Stiglitz (2010) propose, à la place du « bancor » de Keynes, de reprendre le DTS[1], le redéfinir comme une monnaie internationale et le déterminer par un panier de devises élargies comprenant toutes les monnaies du SMI. Le mandat du FMI devrait, de facto, être réformé et étendu à la gestion de cette unité de compte qui deviendrait une monnaie de règlement internationale à l’image du « bancor ». Cependant, une différence structurelle, résultat du débat qui avait opposé Keynes à White à Bretton Woods, est à noter. Dans le système imaginé par Keynes, les Etats devaient ouvrir un compte dans l’union de compensation alors que dans le SFMI actuel le FMI, institution de Bretton Woods, a son compte ouvert dans chaque Etat. C’est pourtant ce dispositif qui aurait permit à l’union, d’enregistrer à l’image d’une banque commerciale un passif, issu des pays excédentaires, pour financer ex-nihilo les pays enregistrant un déficit grâce à une émission de crédit en bancor limité par un quota déterminé et évoluant par rapport au commerce international de chaque pays (Lelart, 2011). Cette différence structurelle rend difficile actuellement la modification du FMI, institution multilatérale, en la « Banque centrale des banques centrales » imaginé par Keynes. Il conviendrait de créer une nouvelle institution pouvant avoir ce rôle de « banque centrale globale » (FMI, 2010).

Sous la garantie d’une symétrie internationale entre les pays excédentaires et déficitaires, le plan Keynes avait réparti les efforts de réajustement entre ces pays.
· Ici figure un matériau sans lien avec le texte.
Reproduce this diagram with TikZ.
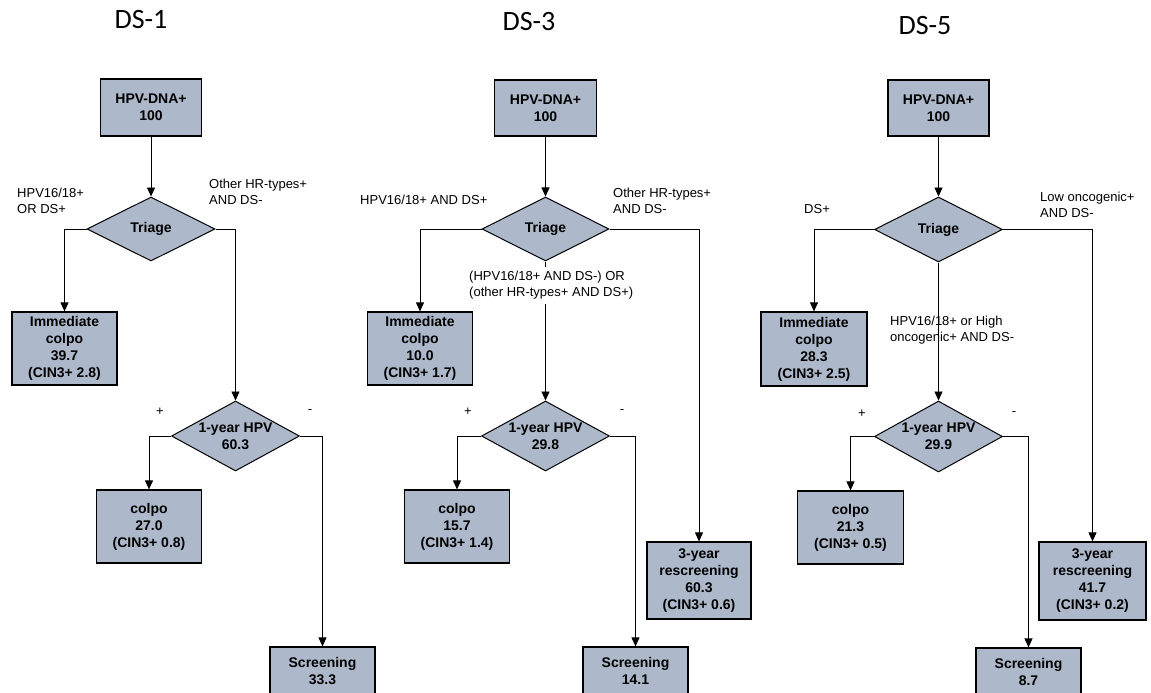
\documentclass[tikz,border=0pt]{standalone}
\usepackage{fontspec}
\setmainfont{Liberation Sans}
\newfontfamily\titlefont{Carlito}
\usetikzlibrary{shapes.geometric,arrows.meta}
\definecolor{boxfill}{RGB}{173,185,202}
\tikzset{
  box/.style={draw, fill=boxfill, line width=1.2pt, inner sep=0pt, align=center,
    font=\fontsize{14}{17}\selectfont\bfseries, minimum width=105pt},
  decision/.style={diamond, draw, fill=boxfill, line width=1pt, inner xsep=-20pt,
    inner ysep=-10pt, align=center, font=\fontsize{14}{17}\selectfont\bfseries,
    minimum width=128pt},
  cond/.style={align=left, anchor=west, inner sep=0pt, font=\fontsize{13}{16}\selectfont},
  sign/.style={inner sep=0pt, font=\fontsize{13}{16}\selectfont},
  title/.style={anchor=base, inner sep=0pt, font=\titlefont\fontsize{28}{34}\selectfont},
  link/.style={-{Triangle[width=8pt,length=9pt]}, line width=0.9pt}
}
\begin{document}
\begin{tikzpicture}[x=1pt,y=-1pt]
  \useasboundingbox (0,0) rectangle (1151,693);

  \node[title] (title1) at (141,29) {DS-1};
  \node[box, minimum width=101pt, minimum height=57pt] (hpv1) at (151,107.5) {HPV-DNA+\\100};
  \node[decision, minimum height=64pt] (triage1) at (151,229) {Triage};
  \node[box, minimum height=73pt] (immcolpo1) at (64.5,348.5) {Immediate\\colpo\\39.7\\(CIN3+ 2.8)};
  \node[decision, minimum height=70pt] (year1) at (235.5,436) {1-year HPV\\60.3};
  \node[box, minimum height=73pt] (colpo1) at (149,526.5) {colpo\\27.0\\(CIN3+ 0.8)};
  \node[box, minimum height=48pt] (screen1) at (322.5,671) {Screening\\33.3};
  \node[cond] (pos1) at (17,201) {HPV16/18+\\OR DS+};
  \node[cond] (neg1) at (209,191.5) {Other HR-types+\\AND DS-};
  \node[sign] (plus1) at (160,412) {+};
  \node[sign] (minus1) at (310,412) {-};

  \node[title] (title3) at (529,30.7) {DS-3};
  \node[box, minimum width=102pt, minimum height=56pt] (hpv3) at (545.5,108) {HPV-DNA+\\100};
  \node[decision, minimum width=127pt, minimum height=64pt] (triage3) at (545.5,229) {Triage};
  \node[box, minimum height=73pt] (immcolpo3) at (420,348.5) {Immediate\\colpo\\10.0\\(CIN3+ 1.7)};
  \node[decision, minimum height=70pt] (year3) at (545.5,436) {1-year HPV\\29.8};
  \node[box, minimum height=73pt] (colpo3) at (457,526.5) {colpo\\15.7\\(CIN3+ 1.4)};
  \node[box, minimum height=48pt] (screen3) at (635.5,671) {Screening\\14.1};
  \node[box, minimum width=104pt, minimum height=77pt] (rescreen3) at (699,580.5) {3-year\\rescreening\\60.3\\(CIN3+ 0.6)};
  \node[cond] (pos3) at (360,200) {HPV16/18+ AND DS+};
  \node[cond] (neg3) at (613,201) {Other HR-types+\\AND DS-};
  \node[sign] (plus3) at (468,412) {+};
  \node[sign] (minus3) at (622,412) {-};

  \node[title] (title5) at (925,35) {DS-5};
  \node[box, minimum width=101pt, minimum height=56pt] (hpv5) at (938.5,108) {HPV-DNA+\\100};
  \node[decision, minimum height=65pt] (triage5) at (938.5,229.5) {Triage};
  \node[box, minimum width=106pt, minimum height=74pt] (immcolpo5) at (814,349) {Immediate\\colpo\\28.3\\(CIN3+ 2.5)};
  \node[decision, minimum height=71pt] (year5) at (938.5,436.5) {1-year HPV\\29.9};
  \node[box, minimum width=106pt, minimum height=73pt] (colpo5) at (850.5,527.5) {colpo\\21.3\\(CIN3+ 0.5)};
  \node[box, minimum height=48pt] (screen5) at (1028.5,672) {Screening\\8.7};
  \node[box, minimum width=107pt, minimum height=78pt] (rescreen5) at (1092.5,581) {3-year\\rescreening\\41.7\\(CIN3+ 0.2)};
  \node[cond] (pos5) at (804,209) {DS+};
  \node[cond] (neg5) at (1040,205) {Low oncogenic+\\AND DS-};
  \node[sign] (plus5) at (862,414) {+};
  \node[sign] (minus5) at (1014,414) {-};

  \begin{scope}[link]
    \draw (hpv1) -- (triage1);
    \draw (triage1.west) -| (immcolpo1.north);
    \draw (triage1.east) -| (year1.north);
    \draw (year1.west) -| (colpo1.north);
    \draw (year1.east) -| (screen1.north);
    \draw (hpv3) -- (triage3);
    \draw (triage3.west) -| (immcolpo3.north);
    \draw (triage3.east) -| (rescreen3.north);
    \draw (triage3.south) -- (year3.north);
    \draw (year3.west) -| (colpo3.north);
    \draw (year3.east) -| (screen3.north);
    \draw (hpv5) -- (triage5);
    \draw (triage5.west) -| (immcolpo5.north);
    \draw (triage5.east) -| (rescreen5.north);
    \draw (triage5.south) -- (year5.north);
    \draw (year5.west) -| (colpo5.north);
    \draw (year5.east) -| (screen5.north);
  \end{scope}

  \node[cond, fill=white, inner ysep=4pt] (mid3) at (469,285.5) {(HPV16/18+ AND DS-) OR\\(other HR-types+ AND DS+)};
  \node[cond] (mid5) at (890,330) {HPV16/18+ or High\\oncogenic+ AND DS-};
\end{tikzpicture}
\end{document}
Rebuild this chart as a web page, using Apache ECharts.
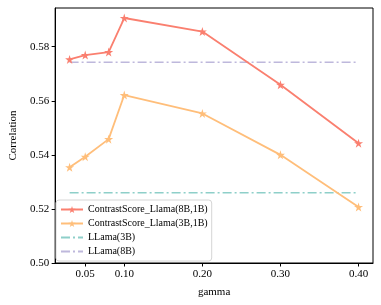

D’un côté, les pays déficitaires, qui devaient prendre des mesures pour rétablir les déséquilibres de leur balance des paiements, auraient pu se reposer sur le système mis en place par l’union de compensation pour diminuer les coûts liés au réajustement. D’un autre côté, les pays excédentaires auraient du chercher à limiter leurs excédents ou auraient contribué à financer le développement des pays en développement (Lalart, 2011). Ce problème de répartition des efforts, à l’avantage des pays déficitaires, bien que les pays excédentaires pouvaient contrôlés et devaient consentir à l’émission des crédits, a été à l’origine de son refus par White, trésorier américain, lors de la Conférence de Bretton Woods à cause du poids de ce système sur l’économie américaine. Ce problème de répartition, bien que géopolitiquement modifié depuis l’après-guerre, poserait un problème structurel dans l’adoption du plan Keynes comme une alternative au SFMI actuel puisque l’essentiel de l’effort se verrait transférer sur les pays en développement, tels que la Chine ou les pays pétroliers.

[1] Le Droit de Tirage Spécial (DTS) a été créé en 1969 par le Fond Monétaire International afin de résoudre le problème des réserves de change et soutenir le système Gold-Exchange-Standard mis en place à Bretton Woods en 1945. Actuellement considéré comme une réserve de change international, le DTS est déterminé par un panier de quatre monnaies (actuellement selon le FMI (2010) : le dollar américain (44%), l’euro (34%), le yen (11%) et la livre (11%)).